TASK DIRECTIONS:
Find each line containing the word "chart" and report how many there are. Add nothing else.

======== DATA EXTRACT

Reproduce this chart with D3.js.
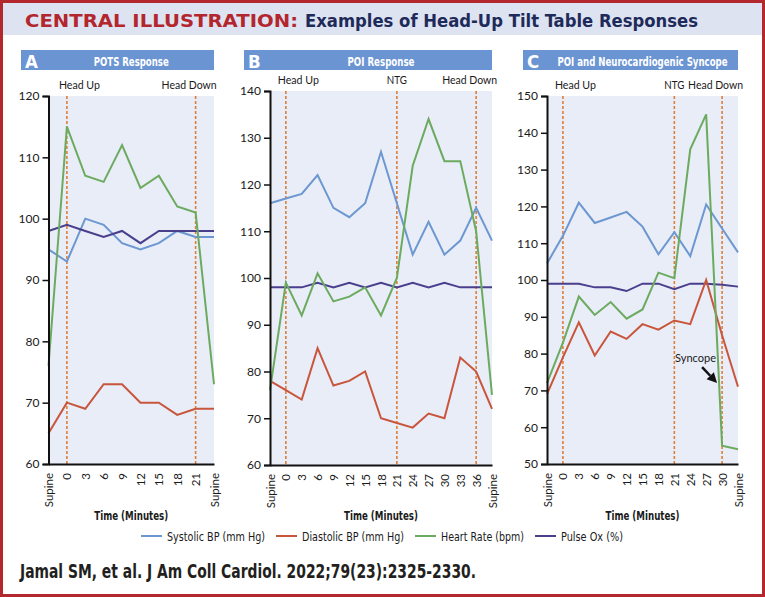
<!DOCTYPE html>
<html><head><meta charset="utf-8">
<script src="https://cdn.jsdelivr.net/npm/d3@7"></script>
<style>
html,body{margin:0;padding:0;background:#fff;}
svg{display:block;}
</style></head><body>
<svg id="chart" width="765" height="597"></svg>
<script>
// ---------- DATA ----------
const seriesNames = ["Systolic BP (mm Hg)", "Diastolic BP (mm Hg)", "Heart Rate (bpm)", "Pulse Ox (%)"];

// Panel A: POTS Response
const aTimes = ["Supine","0","3","6","9","12","15","18","21","Supine"];
const aSystolic  = [95, 93, 100, 99, 96, 95, 96, 98, 97, 97];
const aDiastolic = [65, 70, 69, 73, 73, 70, 70, 68, 69, 69];
const aHeartRate = [76, 115, 107, 106, 112, 105, 107, 102, 101, 73];
const aPulseOx   = [98, 99, 98, 97, 98, 96, 98, 98, 98, 98];
const aTicks = [60, 70, 80, 90, 100, 110, 120];
const aEvents = [["Head Up", 1, "start"], ["Head Down", 8, "end"]];

// Panel B: POI Response
const bTimes = ["Supine","0","3","6","9","12","15","18","21","24","27","30","33","36","Supine"];
const bSystolic  = [116, 117, 118, 122, 115, 113, 116, 127, 116, 105, 112, 105, 108, 115, 108];
const bDiastolic = [78, 76, 74, 85, 77, 78, 80, 70, 69, 68, 71, 70, 83, 80, 72];
const bHeartRate = [76, 99, 92, 101, 95, 96, 98, 92, 100, 124, 134, 125, 125, 110, 75];
const bPulseOx   = [98, 98, 98, 99, 98, 99, 98, 99, 98, 99, 98, 99, 98, 98, 98];
const bTicks = [60, 70, 80, 90, 100, 110, 120, 130, 140];
const bEvents = [["Head Up", 1, "start"], ["NTG", 8, "middle"], ["Head Down", 13, "end"]];

// Panel C: POI and Neurocardiogenic Syncope
const cTimes = ["Supine","0","3","6","9","12","15","18","21","24","27","30","Supine"];
const cSystolic  = [104.5, 112, 121, 115.5, 117, 118.5, 114.5, 107, 113, 106.5, 120.5, 114, 107.5];
const cDiastolic = [69, 79, 88.5, 79.5, 86, 84, 88, 86.5, 89, 88, 100, 85, 71];
const cHeartRate = [72, 83, 95.5, 90.5, 94, 89.5, 92, 102, 100.5, 135.5, 145, 55, 54];
const cPulseOx   = [99, 99, 99, 98, 98, 97, 99, 99, 97.5, 99, 99, 98.7, 98.2];
const cTicks = [50, 60, 70, 80, 90, 100, 110, 120, 130, 140, 150];
const cEvents = [["Head Up", 1, "start"], ["NTG", 8, "middle"], ["Head Down", 11, "end"]];
const cSyncope = {label: "Syncope", seriesIndex: 2, from: 10, value: 72};

// ---------- STYLE / LAYOUT ----------
const colors = ["#6d97d1", "#c8553c", "#6cab5f", "#4a3f8d"];
const eventColor = "#e07e36";
const plotBg = "#e8edf7";
const boxFill = "#6b94d3";
const condensed = "'Liberation Sans Narrow','DejaVu Sans Condensed','Arial Narrow',sans-serif";
const smallFont = "Lato, 'Open Sans', sans-serif";
const eventLabelW = {"Head Up": 41, "Head Down": 55, "NTG": 20};

const panels = [
  {letter: "A", title: "POTS Response", titleW: 75, times: aTimes, series: [aSystolic, aDiastolic, aHeartRate, aPulseOx],
   ticks: aTicks, events: aEvents, boxX0: 21, x0: 48.5, x1: 214, yTop: 96, yBottom: 464},
  {letter: "B", title: "POI Response", titleW: 67, times: bTimes, series: [bSystolic, bDiastolic, bHeartRate, bPulseOx],
   ticks: bTicks, events: bEvents, boxX0: 244, x0: 270, x1: 492, yTop: 91, yBottom: 465},
  {letter: "C", title: "POI and Neurocardiogenic Syncope", titleW: 170, times: cTimes, series: [cSystolic, cDiastolic, cHeartRate, cPulseOx],
   ticks: cTicks, events: cEvents, boxX0: 523, x0: 547, x1: 738, yTop: 96, yBottom: 464, syncope: cSyncope}
];

const svg = d3.select("#chart");

// page frame and header band
svg.append("rect").attr("x", 0).attr("y", 0).attr("width", 765).attr("height", 597).attr("fill", "#fff");
svg.append("rect").attr("x", 3).attr("y", 3).attr("width", 759).attr("height", 32).attr("fill", "#dde3f0");
svg.append("rect").attr("x", 1.5).attr("y", 1.5).attr("width", 762).attr("height", 594)
  .attr("fill", "none").attr("stroke", "#b3282e").attr("stroke-width", 3);

svg.append("text").text("CENTRAL ILLUSTRATION:")
  .attr("x", 25).attr("y", 27).attr("fill", "#b3262e")
  .attr("font-family", "'DejaVu Sans', sans-serif").attr("font-weight", "bold").attr("font-size", 18)
  .attr("textLength", 273).attr("lengthAdjust", "spacingAndGlyphs");
svg.append("text").text("Examples of Head-Up Tilt Table Responses")
  .attr("x", 305).attr("y", 27).attr("fill", "#1e2b5a")
  .attr("font-family", "'DejaVu Sans Condensed','Liberation Sans Narrow',sans-serif").attr("font-stretch", "condensed")
  .attr("font-weight", "bold").attr("font-size", 18.5)
  .attr("textLength", 393).attr("lengthAdjust", "spacingAndGlyphs");

panels.forEach(p => {
  const g = svg.append("g");
  const n = p.times.length;
  const x = d3.scalePoint().domain(d3.range(n)).range([p.x0, p.x1]);
  const y = d3.scaleLinear().domain([p.ticks[0], p.ticks[p.ticks.length - 1]]).range([p.yBottom, p.yTop]);
  const cx = (p.x0 + p.x1) / 2;

  // panel header box
  g.append("rect").attr("x", p.boxX0).attr("y", 50).attr("width", p.x1 - p.boxX0).attr("height", 20).attr("fill", boxFill);
  g.append("text").text(p.letter).attr("x", p.boxX0 + 4).attr("y", 67.5)
    .attr("fill", "#fff").attr("font-family", "'DejaVu Sans Condensed','DejaVu Sans',sans-serif").attr("font-stretch", "condensed")
    .attr("font-weight", "bold").attr("font-size", 18.5);
  g.append("text").text(p.title).attr("x", cx).attr("y", 66).attr("text-anchor", "middle")
    .attr("fill", "#fff").attr("font-family", condensed).attr("font-weight", "bold").attr("font-size", 11.5)
    .attr("textLength", p.titleW).attr("lengthAdjust", "spacingAndGlyphs");

  // plot background
  g.append("rect").attr("x", p.x0).attr("y", p.yTop).attr("width", p.x1 - p.x0).attr("height", p.yBottom - p.yTop).attr("fill", plotBg);

  // event markers
  p.events.forEach(([label, idx, anchor]) => {
    const ex = x(idx);
    g.append("line").attr("x1", ex).attr("x2", ex).attr("y1", p.yTop).attr("y2", p.yBottom)
      .attr("stroke", eventColor).attr("stroke-width", 1.6).attr("stroke-dasharray", "3,2");
    const lx = anchor === "start" ? ex - 8 : anchor === "end" ? ex + 21 : ex;
    g.append("text").text(label).attr("x", lx).attr("y", p.yTop - 7).attr("text-anchor", anchor)
      .attr("fill", "#1a1a1a").attr("font-family", smallFont).attr("font-size", 12)
      .attr("textLength", eventLabelW[label]).attr("lengthAdjust", "spacingAndGlyphs");
  });

  // data lines
  const line = d3.line().x((d, i) => x(i)).y(d => y(d));
  [0, 3, 1, 2].forEach(si => {
    g.append("path").datum(p.series[si]).attr("d", line)
      .attr("fill", "none").attr("stroke", colors[si]).attr("stroke-width", 2).attr("stroke-linejoin", "miter");
  });

  // y axis
  const yAxis = d3.axisLeft(y).tickValues(p.ticks).tickSize(6).tickSizeOuter(6).tickFormat(d3.format("d"));
  const ya = g.append("g").attr("transform", `translate(${p.x0},0)`).call(yAxis);
  ya.select(".domain").attr("stroke", "#111").attr("stroke-width", 2);
  ya.selectAll(".tick line").attr("stroke", "#111").attr("stroke-width", 1.5);
  ya.selectAll(".tick text").attr("fill", "#1a1a1a").attr("font-family", smallFont).attr("font-size", 12);

  // x axis
  const xAxis = d3.axisBottom(x).tickSize(0).tickSizeOuter(0).tickFormat(i => p.times[i]);
  const xa = g.append("g").attr("transform", `translate(0,${p.yBottom})`).call(xAxis);
  xa.select(".domain").attr("stroke", "#111").attr("stroke-width", 2);
  xa.selectAll(".tick text").attr("transform", "rotate(-90)").attr("x", -9).attr("y", 0).attr("dy", "0.35em")
    .style("text-anchor", "end").attr("fill", "#1a1a1a").attr("font-family", smallFont).attr("font-size", 11.5);

  // axis title
  g.append("text").text("Time (Minutes)").attr("x", cx).attr("y", 519.5).attr("text-anchor", "middle")
    .attr("fill", "#1a1a1a").attr("font-family", condensed).attr("font-weight", "bold").attr("font-size", 13)
    .attr("textLength", 74).attr("lengthAdjust", "spacingAndGlyphs");

  // syncope annotation
  if (p.syncope) {
    const s = p.syncope;
    const vals = p.series[s.seriesIndex];
    const v0 = vals[s.from], v1 = vals[s.from + 1];
    const t = (v0 - s.value) / (v0 - v1);
    const tipX = x(s.from) + (x(s.from + 1) - x(s.from)) * t - 2;
    const tipY = y(s.value);
    const tailX = tipX - 15, tailY = tipY - 16;
    const ang = Math.atan2(tipY - tailY, tipX - tailX);
    const hl = 10, hw = 5;
    const bx = tipX - hl * Math.cos(ang), by = tipY - hl * Math.sin(ang);
    g.append("line").attr("x1", tailX).attr("y1", tailY).attr("x2", bx).attr("y2", by)
      .attr("stroke", "#111").attr("stroke-width", 2.5);
    g.append("path").attr("d", `M${tipX},${tipY}L${bx - hw * Math.sin(ang)},${by + hw * Math.cos(ang)}L${bx + hw * Math.sin(ang)},${by - hw * Math.cos(ang)}Z`)
      .attr("fill", "#111");
    g.append("text").text(s.label).attr("x", tailX - 27).attr("y", tailY - 5)
      .attr("fill", "#1a1a1a").attr("font-family", smallFont).attr("font-size", 11.5)
      .attr("textLength", 41).attr("lengthAdjust", "spacingAndGlyphs");
  }
});

// legend
const legendW = [98, 102, 83, 62];
let lx = 141;
const legend = svg.append("g").attr("transform", "translate(0,536)");
seriesNames.forEach((name, i) => {
  legend.append("line").attr("x1", lx).attr("x2", lx + 21).attr("y1", 0).attr("y2", 0)
    .attr("stroke", colors[i]).attr("stroke-width", 2);
  legend.append("text").text(name).attr("x", lx + 26).attr("y", 4.5)
    .attr("fill", "#1a1a1a").attr("font-family", condensed).attr("font-size", 13)
    .attr("textLength", legendW[i]).attr("lengthAdjust", "spacingAndGlyphs");
  lx += 26 + legendW[i] + 11;
});

// citation
svg.append("text").text("Jamal SM, et al. J Am Coll Cardiol. 2022;79(23):2325-2330.")
  .attr("x", 20).attr("y", 578).attr("fill", "#231f20")
  .attr("font-family", condensed).attr("font-weight", "bold").attr("font-size", 20)
  .attr("textLength", 456).attr("lengthAdjust", "spacingAndGlyphs");
</script></body></html>
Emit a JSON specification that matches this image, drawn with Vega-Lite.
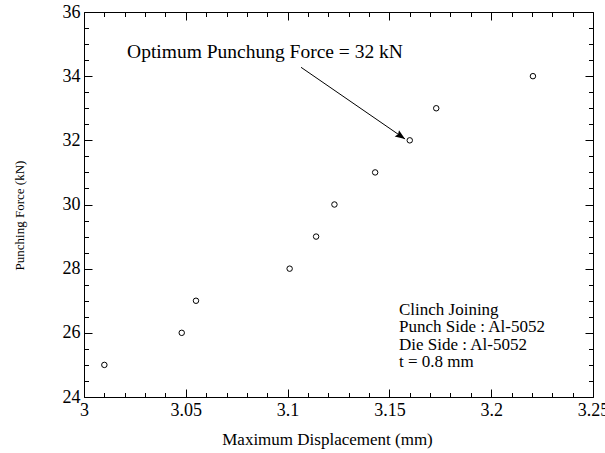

================

RESULT OF THE EXERCISE:
3